Given the small discrepancies between the results of these two setups in temperatures, and taking into account the noticeable difference in the results of PP3 for precipitation, we recommend PP3 as a good choice for the upcoming climate simulations. Several studies have supported the PP3 WRF setup (MYJ, WSM6, RRTMG, NOAH, BMJ) for climate or forecasting applications as overall, more balanced behavior is displayed for both surface variables; the annual precipitation cycle is captured adequately, and closer agreement with the observational datasets is found regarding temperatures and their extreme values [
2,
37,
38,
39,
44,
88,
94,
95].
It should be mentioned that this study was based on previous research that has already examined a combination of physics parameterizations, and performed sensitivity tests for the area of interest, analyzing the effect of the chosen schemes; therefore an in-depth analysis of physical scheme inter-comparison was not in the scope of the current work.
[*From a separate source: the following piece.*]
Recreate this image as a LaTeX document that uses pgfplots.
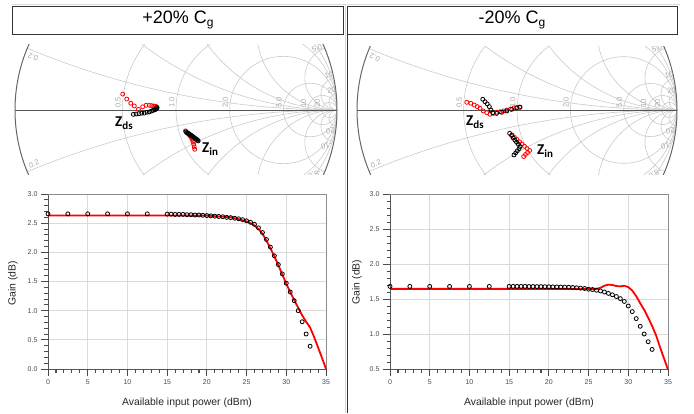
\documentclass[border=0pt]{standalone}
\usepackage{fontspec}
\setmainfont{Liberation Sans}
\newfontfamily\calibri{Carlito}
\usepackage{pgfplots}
\pgfplotsset{compat=1.18}

\definecolor{gridgray}{HTML}{DADADA}
\definecolor{smithgrid}{HTML}{CACACA}
\definecolor{smithlbl}{HTML}{A2ABA2}
\definecolor{axgray}{HTML}{555555}

\tikzset{tk/.style={draw=black!70, line width=0.8pt}}

\pgfplotsset{
  gain/.style={
    scale only axis, width=278pt, height=175pt, clip=false,
    xmin=0, xmax=35, xtick={0,5,...,35}, minor x tick num=4, minor y tick num=4,
    axis x line*=bottom, axis y line*=left,
    axis line style={draw=axgray, line width=0.9pt, -},
    tick align=outside, major tick length=7pt, minor tick length=3.5pt,
    grid=major, major grid style={draw=gridgray, line width=0.8pt},
    every tick/.style={draw=black!70, line width=0.9pt},
    tick label style={font=\fontsize{7}{8}\selectfont, text=black!70},
    /pgf/number format/assume math mode=true,
    yticklabel style={/pgf/number format/fixed, /pgf/number format/fixed zerofill, /pgf/number format/precision=1},
    xlabel={Available input power (dBm)}, ylabel={Gain (dB)},
    label style={font=\fontsize{10.4}{12}\selectfont, text=black!85},
    xlabel style={at={(axis description cs:0.5,-0.194)}, anchor=center},
  },
  smith/.style={hide axis, clip=false, xmin=-1, xmax=1, ymin=-0.404, ymax=0.404},
  meas/.style={only marks, mark=o, mark size=2pt, mark options={line width=0.8pt}},
}

% Smith chart grid in reflection-coefficient units
\newcommand{\smithgrid}{%
  \begin{scope}
    \clip (0,0) circle [radius=1];
    \foreach \r in {0.5,1,2,5,10,20}
      \draw[smithgrid, line width=0.6pt] ({\r/(1+\r)},0) circle [radius={1/(1+\r)}];
    \foreach \x in {0.2,0.5,1,2,5,10,20} {
      \draw[smithgrid, line width=0.6pt] (1,{1/\x}) circle [radius={1/\x}];
      \draw[smithgrid, line width=0.6pt] (1,{-1/\x}) circle [radius={1/\x}];
    }
  \end{scope}
  \draw[axgray, line width=0.8pt] (-1,0) -- (1,0);
  \draw[black!60, line width=1pt] (0,0) circle [radius=1];
  \foreach \g/\t in {-0.3333/0.5, 0/1.0, 0.3333/2.0, 0.6667/5.0, 0.8182/10, 0.9048/20}
    \node[text=smithlbl, font=\fontsize{7.5}{8}\selectfont, rotate=90, anchor=south west, inner sep=0pt] at ({\g-0.009},0.012) {\t};
  \foreach \px/\py/\a/\t in {-0.888/0.329/157/0.2, -0.882/-0.335/23/0.2, 0.875/0.385/22/5.0,
      0.950/0.217/12/10, 0.966/0.122/8/20, 0.966/-0.128/188/-20, 0.935/-0.222/195/-10, 0.862/-0.398/205/-5.0}
    \node[text=smithlbl, font=\fontsize{7.5}{8}\selectfont, rotate=\a, inner sep=0pt] at (\px,\py) {\t};
}

\begin{document}
\begin{tikzpicture}

% anchor points, in pixels of the 694x413 frame
\coordinate (smL) at (15pt,237.956pt);
\coordinate (smR) at (357pt,238.36pt);
\coordinate (gL) at (48pt,44pt);
\coordinate (gR) at (390pt,44pt);

\begin{scope}[x=1pt, y=1pt]
% frames and titles
\draw[black!15, line width=0.6pt] (12,409) -- (345,409) -- (345,0);
\draw[black!15, line width=0.6pt] (347,409) -- (680,409);
\draw[black!80, line width=0.8pt] (12,379) rectangle (343,407);
\draw[black!80, line width=0.8pt] (347,379) rectangle (677,407);
\draw[black!80, line width=1pt] (347,0) -- (347,379);
\node[font=\fontsize{18}{20}\selectfont] at (178,393) {+20\% C\raisebox{-0.35ex}{\fontsize{12}{12}\selectfont g}};
\node[font=\fontsize{18}{20}\selectfont] at (512,393) {-20\% C\raisebox{-0.35ex}{\fontsize{12}{12}\selectfont g}};

% Smith chart grids
\begin{scope}
  \clip (12,238) rectangle (345,368);
  \begin{scope}[shift={(176,303)}, x=161pt, y=161pt]
    \smithgrid
  \end{scope}
\end{scope}
\begin{scope}
  \clip (349,238) rectangle (690,366);
  \begin{scope}[shift={(517,303)}, x=160pt, y=160pt]
    \smithgrid
  \end{scope}
\end{scope}

\node[font=\calibri\bfseries\fontsize{15}{15}\selectfont, anchor=base west, inner sep=0pt] at (115,286)
  {Z\raisebox{-0.35ex}{\fontsize{11}{11}\selectfont ds}};
\node[font=\calibri\bfseries\fontsize{15}{15}\selectfont, anchor=base west, inner sep=0pt] at (202,260)
  {Z\raisebox{-0.35ex}{\fontsize{11}{11}\selectfont in}};
\node[font=\calibri\bfseries\fontsize{15}{15}\selectfont, anchor=base west, inner sep=0pt] at (466,287)
  {Z\raisebox{-0.35ex}{\fontsize{11}{11}\selectfont ds}};
\node[font=\calibri\bfseries\fontsize{15}{15}\selectfont, anchor=base west, inner sep=0pt] at (537,258)
  {Z\raisebox{-0.35ex}{\fontsize{11}{11}\selectfont in}};
\end{scope}

% +20% Cg impedances
\begin{axis}[smith, x=161pt, y=161pt, at={(smL)}, anchor=south west]
  \addplot[meas, red] coordinates {
    (-0.331,0.099) (-0.306,0.068) (-0.281,0.042) (-0.259,0.025) (-0.234,0.004)
    (-0.207,0.020) (-0.186,0.029) (-0.166,0.029) (-0.151,0.027) (-0.137,0.025)
    (-0.126,0.023) (-0.121,0.019) (-0.118,0.012)};
  \addplot[meas, black] coordinates {
    (-0.265,-0.027) (-0.248,-0.025) (-0.230,-0.023) (-0.213,-0.020) (-0.197,-0.019)
    (-0.180,-0.014) (-0.166,-0.012) (-0.151,-0.006) (-0.141,-0.002) (-0.130,0.002)
    (-0.124,0.006) (-0.120,0.012) (-0.118,0.016)};
  \addplot[meas, red] coordinates {
    (0.059,-0.130) (0.068,-0.142) (0.078,-0.151) (0.087,-0.160) (0.095,-0.171)
    (0.101,-0.183) (0.106,-0.198) (0.110,-0.213) (0.113,-0.229) (0.116,-0.244)};
  \addplot[meas, black] coordinates {
    (0.062,-0.135) (0.068,-0.140) (0.075,-0.144) (0.081,-0.149) (0.087,-0.153)
    (0.093,-0.157) (0.099,-0.161) (0.106,-0.166) (0.112,-0.171) (0.118,-0.176)
    (0.124,-0.180) (0.130,-0.184) (0.135,-0.188) (0.138,-0.192)};
\end{axis}

% -20% Cg impedances
\begin{axis}[smith, x=160pt, y=160pt, at={(smR)}, anchor=south west]
  \addplot[meas, red] coordinates {
    (-0.314,0.048) (-0.289,0.042) (-0.267,0.031) (-0.248,0.021) (-0.231,0.011)
    (-0.211,-0.006) (-0.189,-0.017) (-0.169,-0.027) (-0.148,-0.021) (-0.127,-0.014)
    (-0.106,-0.011) (-0.084,-0.006) (-0.063,0.000) (-0.041,0.006) (-0.019,0.013)
    (0.000,0.016) (0.016,0.019)};
  \addplot[meas, black] coordinates {
    (-0.214,0.067) (-0.200,0.052) (-0.186,0.038) (-0.173,0.021) (-0.163,0.000)
    (-0.152,-0.017) (-0.127,-0.021) (-0.096,-0.014) (-0.064,-0.006) (-0.033,0.004)
    (-0.002,0.013) (0.019,0.017)};
  \addplot[meas, red] coordinates {
    (-0.031,-0.156) (-0.016,-0.171) (0.000,-0.184) (0.016,-0.199) (0.031,-0.213)
    (0.047,-0.227) (0.063,-0.241) (0.079,-0.253) (0.066,-0.266) (0.053,-0.278)
    (0.042,-0.291)};
  \addplot[meas, black] coordinates {
    (-0.046,-0.146) (-0.034,-0.159) (-0.024,-0.174) (-0.013,-0.188) (-0.003,-0.201)
    (0.008,-0.214) (0.019,-0.228) (0.013,-0.242) (0.002,-0.255) (-0.008,-0.268)
    (-0.019,-0.281)};
\end{axis}

% gain, +20% Cg
\begin{axis}[gain, at={(gL)}, anchor=south west,
    ymin=0, ymax=3, ytick={0,0.5,1,1.5,2,2.5,3},
    ylabel style={at={(axis description cs:-0.126,0.491)}, anchor=center}]
  \draw[black!45, line width=0.7pt] (rel axis cs:0,1) -- (rel axis cs:1,1) -- (rel axis cs:1,0);
  \pgfplotsinvokeforeach{0,...,35}{\draw[tk] (axis cs:#1,0) -- ++(0pt,-3.5pt);}
  \pgfplotsinvokeforeach{0,5,...,35}{\draw[tk] (axis cs:#1,0) -- ++(0pt,-7pt);}
  \pgfplotsinvokeforeach{0,0.1,...,3.01}{\draw[tk] (axis cs:0,#1) -- ++(-3.5pt,0pt);}
  \pgfplotsinvokeforeach{0,0.5,...,3.01}{\draw[tk] (axis cs:0,#1) -- ++(-7pt,0pt);}
  \addplot[red, line width=1.8pt] coordinates {
    (0,2.63) (15,2.63) (20,2.63) (21,2.62) (22,2.61) (23,2.60) (24,2.57) (25,2.53)
    (25.5,2.50) (26,2.46) (26.5,2.40) (27,2.32) (27.5,2.20) (28,2.07) (28.5,1.93)
    (29,1.78) (29.5,1.62) (30,1.46) (30.5,1.32) (31,1.18) (31.5,1.05) (32,0.92)
    (32.5,0.81) (33,0.71) (33.5,0.55) (34,0.37) (34.5,0.19) (35,0.0)};
  \addplot[meas, black] coordinates {
    (0,2.66) (2.5,2.66) (5,2.66) (7.5,2.66) (10,2.66) (12.5,2.66)
    (15,2.655) (15.5,2.655) (16,2.65) (16.5,2.65) (17,2.65) (17.5,2.645) (18,2.645)
    (18.5,2.64) (19,2.64) (19.5,2.635) (20,2.63) (20.5,2.625) (21,2.62) (21.5,2.615)
    (22,2.61) (22.5,2.60) (23,2.595) (23.5,2.585) (24,2.575) (24.5,2.56) (25,2.54)
    (25.5,2.515) (26,2.48) (26.5,2.42) (27,2.34) (27.5,2.22) (28,2.09) (28.5,1.94)
    (29,1.79) (29.5,1.63) (30,1.47) (30.5,1.32) (31,1.17) (31.5,1.00) (32,0.81)
    (32.5,0.60) (33,0.39)};
\end{axis}

% gain, -20% Cg
\begin{axis}[gain, at={(gR)}, anchor=south west,
    ymin=0.5, ymax=3, ytick={0.5,1,1.5,2,2.5,3},
    ylabel style={at={(axis description cs:-0.119,0.497)}, anchor=center}]
  \draw[black!45, line width=0.7pt] (rel axis cs:0,1) -- (rel axis cs:1,1) -- (rel axis cs:1,0);
  \pgfplotsinvokeforeach{0,...,35}{\draw[tk] (axis cs:#1,0.5) -- ++(0pt,-3.5pt);}
  \pgfplotsinvokeforeach{0,5,...,35}{\draw[tk] (axis cs:#1,0.5) -- ++(0pt,-7pt);}
  \pgfplotsinvokeforeach{0.5,0.6,...,3.01}{\draw[tk] (axis cs:0,#1) -- ++(-3.5pt,0pt);}
  \pgfplotsinvokeforeach{0.5,1,...,3.01}{\draw[tk] (axis cs:0,#1) -- ++(-7pt,0pt);}
  \addplot[red, line width=1.8pt] coordinates {
    (0,1.645) (20,1.645) (25,1.645) (26,1.645) (26.5,1.66) (27,1.69) (27.5,1.705)
    (28,1.70) (28.5,1.685) (29,1.68) (29.5,1.69) (30,1.67) (30.5,1.62) (31,1.54)
    (31.5,1.44) (32,1.345) (32.5,1.235) (33,1.115) (33.5,0.98) (34,0.81) (34.5,0.65)
    (35,0.49)};
  \addplot[meas, black] coordinates {
    (0,1.68) (2.5,1.68) (5,1.68) (7.5,1.68) (10,1.68) (12.5,1.68)
    (15,1.68) (15.5,1.68) (16,1.68) (16.5,1.68) (17,1.68) (17.5,1.678) (18,1.678)
    (18.5,1.677) (19,1.677) (19.5,1.676) (20,1.675) (20.5,1.673) (21,1.672) (21.5,1.671)
    (22,1.67) (22.5,1.668) (23,1.665) (23.5,1.66) (24,1.655) (24.5,1.65) (25,1.64)
    (25.5,1.635) (26,1.625) (26.5,1.615) (27,1.60) (27.5,1.58) (28,1.56) (28.5,1.535)
    (29,1.505) (29.5,1.465) (30,1.40) (30.5,1.32) (31,1.22) (31.5,1.11) (32,1.00)
    (32.5,0.89) (33,0.78)};
\end{axis}

\pgfresetboundingbox
\useasboundingbox (0pt,0pt) rectangle (694pt,413pt);
\end{tikzpicture}
\end{document}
The use of RCMs for the simulation of historical, current and future climate, particularly in view of the warming climate, is continuously increasing, as it is considered important for studying regional climate changes. It is considered important to emphasize that the current study aimed at identifying an appropriate WRF model set up in order to perform in the future high-resolution historical climatology simulation, by downscaling ERA-interim reanalysis to the domain of Greece. For the realization of the future work related to the hindcast evaluation of the WRF model, different interpolation methods will be considered for the determination of the nearest model points to the stations to decrease statistical errors, particularly for those located within coastal and mountainous areas. In the future analysis, we will also consider the application of bias correction methods to reproduce more reliable results regarding precipitation. Additionally, according to Emery [
96], if the mean error for temperature exceeds the ±0.5 threshold, it is suggested to adjust bias correction methodologies, before the results are applied to other studies.